EXERCISE REQUIREMENTS: Reproduce the data exactly and drop any pictures it holds.

#### RECORDS TO USE ####

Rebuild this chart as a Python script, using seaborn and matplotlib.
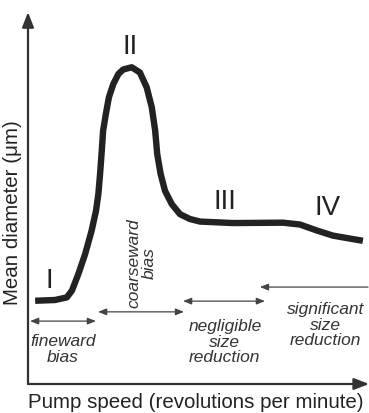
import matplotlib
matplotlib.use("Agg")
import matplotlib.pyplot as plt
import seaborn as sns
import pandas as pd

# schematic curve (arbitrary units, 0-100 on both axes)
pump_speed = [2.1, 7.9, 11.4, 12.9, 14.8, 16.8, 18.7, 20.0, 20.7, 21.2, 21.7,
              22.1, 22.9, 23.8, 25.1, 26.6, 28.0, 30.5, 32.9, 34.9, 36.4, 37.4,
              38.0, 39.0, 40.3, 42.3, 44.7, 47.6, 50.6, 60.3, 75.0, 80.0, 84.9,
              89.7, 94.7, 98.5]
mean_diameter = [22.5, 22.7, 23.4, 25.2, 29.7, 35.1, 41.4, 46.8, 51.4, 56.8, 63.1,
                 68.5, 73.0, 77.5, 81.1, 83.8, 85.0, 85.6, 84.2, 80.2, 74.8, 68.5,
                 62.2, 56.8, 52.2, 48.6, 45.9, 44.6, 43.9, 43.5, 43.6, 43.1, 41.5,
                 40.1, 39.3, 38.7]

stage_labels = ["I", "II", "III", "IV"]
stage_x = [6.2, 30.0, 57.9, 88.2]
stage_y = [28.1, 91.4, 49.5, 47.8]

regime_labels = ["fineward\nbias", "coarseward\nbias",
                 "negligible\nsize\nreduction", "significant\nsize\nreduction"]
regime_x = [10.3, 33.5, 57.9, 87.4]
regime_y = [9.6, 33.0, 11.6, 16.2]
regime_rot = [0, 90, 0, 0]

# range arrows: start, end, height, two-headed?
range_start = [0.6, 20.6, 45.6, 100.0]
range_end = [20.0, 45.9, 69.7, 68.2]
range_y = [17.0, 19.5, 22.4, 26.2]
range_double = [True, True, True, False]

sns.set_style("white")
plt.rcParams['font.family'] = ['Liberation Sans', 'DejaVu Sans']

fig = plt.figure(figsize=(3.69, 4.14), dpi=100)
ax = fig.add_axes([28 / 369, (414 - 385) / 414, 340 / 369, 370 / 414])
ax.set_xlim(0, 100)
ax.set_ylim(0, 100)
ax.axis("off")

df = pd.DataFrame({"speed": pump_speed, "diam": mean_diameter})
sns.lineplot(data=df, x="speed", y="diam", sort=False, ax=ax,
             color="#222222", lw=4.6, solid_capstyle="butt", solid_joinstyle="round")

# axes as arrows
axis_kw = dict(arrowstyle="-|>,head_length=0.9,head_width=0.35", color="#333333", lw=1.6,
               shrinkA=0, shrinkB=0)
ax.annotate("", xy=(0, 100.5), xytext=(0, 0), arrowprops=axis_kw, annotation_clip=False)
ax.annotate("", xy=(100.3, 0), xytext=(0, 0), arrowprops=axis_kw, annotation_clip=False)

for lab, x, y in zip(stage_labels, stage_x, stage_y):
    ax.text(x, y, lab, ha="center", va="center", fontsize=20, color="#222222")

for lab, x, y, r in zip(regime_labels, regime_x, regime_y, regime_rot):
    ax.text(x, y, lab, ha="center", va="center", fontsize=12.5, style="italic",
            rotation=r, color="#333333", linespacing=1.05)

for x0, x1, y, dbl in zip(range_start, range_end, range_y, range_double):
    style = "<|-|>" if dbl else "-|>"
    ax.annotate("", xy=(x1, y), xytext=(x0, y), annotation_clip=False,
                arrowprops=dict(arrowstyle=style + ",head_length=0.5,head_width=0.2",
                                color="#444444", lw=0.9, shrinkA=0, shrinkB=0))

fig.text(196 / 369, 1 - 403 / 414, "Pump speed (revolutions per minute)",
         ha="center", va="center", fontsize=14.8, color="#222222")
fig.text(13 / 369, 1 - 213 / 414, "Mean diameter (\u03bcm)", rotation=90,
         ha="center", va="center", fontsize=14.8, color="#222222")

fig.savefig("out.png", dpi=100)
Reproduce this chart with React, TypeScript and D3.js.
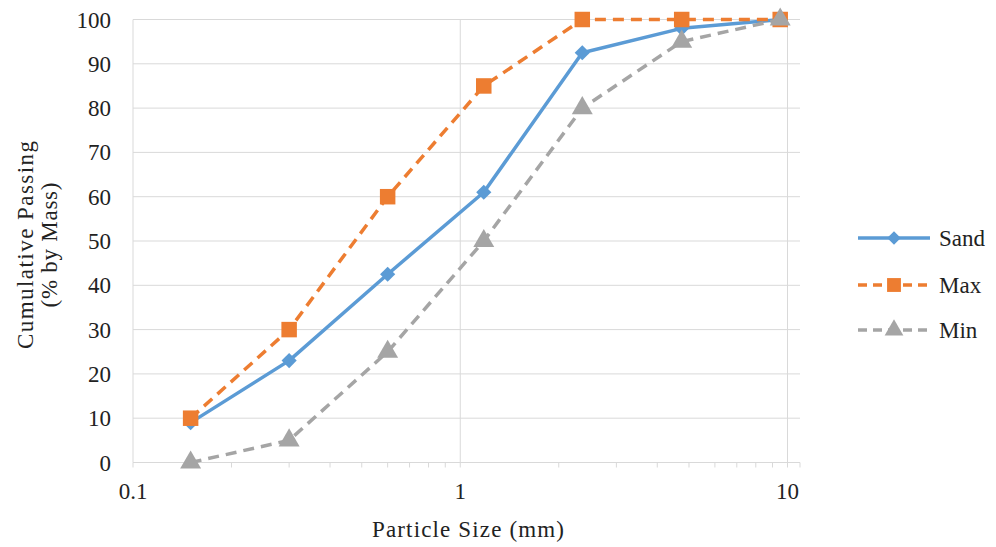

####

EXERCISE RESULT:
Rebuild this chart as a Python script, using seaborn and matplotlib.
import matplotlib
matplotlib.use("Agg")
import matplotlib.pyplot as plt
import seaborn as sns
import pandas as pd

# schematic curve (arbitrary units, 0-100 on both axes)
pump_speed = [2.1, 7.9, 11.4, 12.9, 14.8, 16.8, 18.7, 20.0, 20.7, 21.2, 21.7,
              22.1, 22.9, 23.8, 25.1, 26.6, 28.0, 30.5, 32.9, 34.9, 36.4, 37.4,
              38.0, 39.0, 40.3, 42.3, 44.7, 47.6, 50.6, 60.3, 75.0, 80.0, 84.9,
              89.7, 94.7, 98.5]
mean_diameter = [22.5, 22.7, 23.4, 25.2, 29.7, 35.1, 41.4, 46.8, 51.4, 56.8, 63.1,
                 68.5, 73.0, 77.5, 81.1, 83.8, 85.0, 85.6, 84.2, 80.2, 74.8, 68.5,
                 62.2, 56.8, 52.2, 48.6, 45.9, 44.6, 43.9, 43.5, 43.6, 43.1, 41.5,
                 40.1, 39.3, 38.7]

stage_labels = ["I", "II", "III", "IV"]
stage_x = [6.2, 30.0, 57.9, 88.2]
stage_y = [28.1, 91.4, 49.5, 47.8]

regime_labels = ["fineward\nbias", "coarseward\nbias",
                 "negligible\nsize\nreduction", "significant\nsize\nreduction"]
regime_x = [10.3, 33.5, 57.9, 87.4]
regime_y = [9.6, 33.0, 11.6, 16.2]
regime_rot = [0, 90, 0, 0]

# range arrows: start, end, height, two-headed?
range_start = [0.6, 20.6, 45.6, 100.0]
range_end = [20.0, 45.9, 69.7, 68.2]
range_y = [17.0, 19.5, 22.4, 26.2]
range_double = [True, True, True, False]

sns.set_style("white")
plt.rcParams['font.family'] = ['Liberation Sans', 'DejaVu Sans']

fig = plt.figure(figsize=(3.69, 4.14), dpi=100)
ax = fig.add_axes([28 / 369, (414 - 385) / 414, 340 / 369, 370 / 414])
ax.set_xlim(0, 100)
ax.set_ylim(0, 100)
ax.axis("off")

df = pd.DataFrame({"speed": pump_speed, "diam": mean_diameter})
sns.lineplot(data=df, x="speed", y="diam", sort=False, ax=ax,
             color="#222222", lw=4.6, solid_capstyle="butt", solid_joinstyle="round")

# axes as arrows
axis_kw = dict(arrowstyle="-|>,head_length=0.9,head_width=0.35", color="#333333", lw=1.6,
               shrinkA=0, shrinkB=0)
ax.annotate("", xy=(0, 100.5), xytext=(0, 0), arrowprops=axis_kw, annotation_clip=False)
ax.annotate("", xy=(100.3, 0), xytext=(0, 0), arrowprops=axis_kw, annotation_clip=False)

for lab, x, y in zip(stage_labels, stage_x, stage_y):
    ax.text(x, y, lab, ha="center", va="center", fontsize=20, color="#222222")

for lab, x, y, r in zip(regime_labels, regime_x, regime_y, regime_rot):
    ax.text(x, y, lab, ha="center", va="center", fontsize=12.5, style="italic",
            rotation=r, color="#333333", linespacing=1.05)

for x0, x1, y, dbl in zip(range_start, range_end, range_y, range_double):
    style = "<|-|>" if dbl else "-|>"
    ax.annotate("", xy=(x1, y), xytext=(x0, y), annotation_clip=False,
                arrowprops=dict(arrowstyle=style + ",head_length=0.5,head_width=0.2",
                                color="#444444", lw=0.9, shrinkA=0, shrinkB=0))

fig.text(196 / 369, 1 - 403 / 414, "Pump speed (revolutions per minute)",
         ha="center", va="center", fontsize=14.8, color="#222222")
fig.text(13 / 369, 1 - 213 / 414, "Mean diameter (\u03bcm)", rotation=90,
         ha="center", va="center", fontsize=14.8, color="#222222")

fig.savefig("out.png", dpi=100)
Reproduce this chart with React, TypeScript and D3.js.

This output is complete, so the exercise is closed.